* **Source material**:
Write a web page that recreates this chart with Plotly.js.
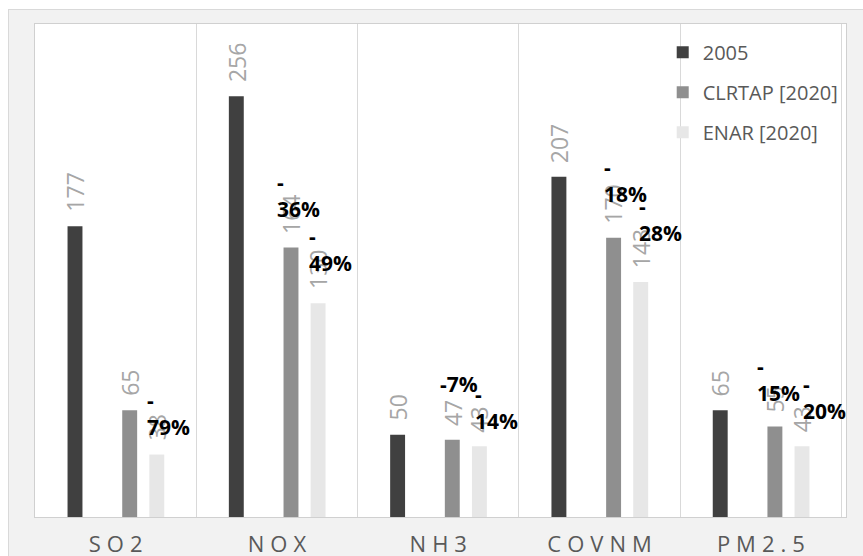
<!DOCTYPE html>
<html><head><meta charset="utf-8">
<script src="https://cdn.plot.ly/plotly-3.0.1.min.js"></script>
<style>
html,body{margin:0;padding:0;background:#fff;width:863px;height:556px;overflow:hidden;}
#frame{position:absolute;left:8px;top:9px;width:855px;height:547px;box-sizing:border-box;border-left:1px solid #d9d9d9;border-top:1px solid #d9d9d9;background:#f2f2f2;}
#chart{position:absolute;left:9px;top:10px;width:854px;height:546px;}
#chart .xtick text{letter-spacing:6px;}
</style></head>
<body><div id="frame"></div><div id="chart"></div>
<script>
// ---- data ----
const categories = ['SO2', 'NOX', 'NH3', 'COVNM', 'PM2.5'];
const seriesNames = ['2005', 'CLRTAP [2020]', 'ENAR [2020]'];
const values2005 = [177, 256, 50, 207, 65];
const valuesCLRTAP = [65, 164, 47, 170, 55];
const valuesENAR = [38, 130, 43, 143, 43];
const pctCLRTAP = [null, '-36%', '-7%', '-18%', '-15%'];
const pctENAR = ['-79%', '-49%', '-14%', '-28%', '-20%'];

// ---- style ----
const colors = ['#404040', '#8f8f8f', '#e7e7e7'];
const slot = [-0.252, 0.087, 0.255];   // bar centres within a category
const barW = 0.0925;
// percent label placement (pixels): [dx, dy, wrapped]
const pctStyleCLRTAP = [null, [-14, 24, true], [-12, 42, false], [-10, 30, true], [-18, 20, true]];
const pctStyleENAR = [[-10, 14, true], [-9, 26, true], [-4, 11, true], [-2, 35, true], [1, 21, true]];

const seriesValues = [values2005, valuesCLRTAP, valuesENAR];
const traces = seriesValues.map((vals, s) => ({
  type: 'bar',
  name: seriesNames[s],
  x: categories,
  y: vals,
  width: barW,
  offset: slot[s] - barW / 2,
  marker: {color: colors[s]},
  legendgroup: 'g' + s,
  hoverinfo: 'skip'
}));

const annotations = [];
seriesValues.forEach((vals, s) => {
  vals.forEach((v, i) => {
    annotations.push({
      x: i + slot[s], y: v, xref: 'x', yref: 'y',
      text: String(v), textangle: -90, showarrow: false,
      xanchor: 'center', yanchor: 'bottom', yshift: 14,
      borderpad: 0, borderwidth: 0,
      font: {family: 'Open Sans', size: 23, color: '#a6a6a6'}
    });
  });
});
[[pctCLRTAP, pctStyleCLRTAP, 1], [pctENAR, pctStyleENAR, 2]].forEach(([labels, st, s]) => {
  labels.forEach((lab, i) => {
    if (!lab) return;
    const [dx, dy, wrap] = st[i];
    annotations.push({
      x: i + slot[s], y: seriesValues[s][i], xref: 'x', yref: 'y',
      text: wrap ? lab.replace('-', '-<br>') : lab,
      showarrow: false, align: 'left',
      xanchor: 'left', yanchor: 'bottom', xshift: dx, yshift: dy,
      borderpad: 0, borderwidth: 0,
      font: {family: 'Open Sans', size: 21, color: '#000000', weight: 'bold'}
    });
  });
});

const layout = {
  width: 854, height: 546,
  margin: {l: 26, r: 17, t: 14, b: 39, pad: 0},
  paper_bgcolor: '#f2f2f2',
  plot_bgcolor: '#ffffff',
  barmode: 'overlay',
  showlegend: true,
  legend: {
    x: 0.774, y: 0.982, xanchor: 'left', yanchor: 'top',
    bgcolor: 'rgba(0,0,0,0)', borderwidth: 0,
    traceorder: 'grouped', tracegroupgap: 11,
    font: {family: 'Open Sans', size: 20, color: '#595959'}
  },
  xaxis: {
    type: 'category',
    tickson: 'boundaries',
    showgrid: true, gridcolor: '#d9d9d9', gridwidth: 1,
    showline: true, linecolor: '#d0d0d0', linewidth: 1, mirror: true,
    ticks: '', ticklen: 0,
    ticklabelstandoff: 8, ticklabelshift: 3,
    tickfont: {family: 'Open Sans', size: 22, color: '#595959'},
    zeroline: false, fixedrange: true
  },
  yaxis: {
    range: [0, 300],
    showgrid: false, zeroline: false, showticklabels: false, ticks: '',
    showline: true, linecolor: '#d0d0d0', linewidth: 1, mirror: true,
    fixedrange: true
  },
  annotations: annotations,
  font: {family: 'Open Sans'}
};

Plotly.newPlot('chart', traces, layout, {displayModeBar: false, staticPlot: true});
</script>
</body></html>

* **Problem statement**:
Set down again, exactly, the lines of the material above from its first line to the one with "[1, 21, true]];", inclusive. Leave the pictures out.

* **Solution for this task**:
Write a web page that recreates this chart with Plotly.js.
<!DOCTYPE html>
<html><head><meta charset="utf-8">
<script src="https://cdn.plot.ly/plotly-3.0.1.min.js"></script>
<style>
html,body{margin:0;padding:0;background:#fff;width:863px;height:556px;overflow:hidden;}
#frame{position:absolute;left:8px;top:9px;width:855px;height:547px;box-sizing:border-box;border-left:1px solid #d9d9d9;border-top:1px solid #d9d9d9;background:#f2f2f2;}
#chart{position:absolute;left:9px;top:10px;width:854px;height:546px;}
#chart .xtick text{letter-spacing:6px;}
</style></head>
<body><div id="frame"></div><div id="chart"></div>
<script>
// ---- data ----
const categories = ['SO2', 'NOX', 'NH3', 'COVNM', 'PM2.5'];
const seriesNames = ['2005', 'CLRTAP [2020]', 'ENAR [2020]'];
const values2005 = [177, 256, 50, 207, 65];
const valuesCLRTAP = [65, 164, 47, 170, 55];
const valuesENAR = [38, 130, 43, 143, 43];
const pctCLRTAP = [null, '-36%', '-7%', '-18%', '-15%'];
const pctENAR = ['-79%', '-49%', '-14%', '-28%', '-20%'];

// ---- style ----
const colors = ['#404040', '#8f8f8f', '#e7e7e7'];
const slot = [-0.252, 0.087, 0.255];   // bar centres within a category
const barW = 0.0925;
// percent label placement (pixels): [dx, dy, wrapped]
const pctStyleCLRTAP = [null, [-14, 24, true], [-12, 42, false], [-10, 30, true], [-18, 20, true]];
const pctStyleENAR = [[-10, 14, true], [-9, 26, true], [-4, 11, true], [-2, 35, true], [1, 21, true]];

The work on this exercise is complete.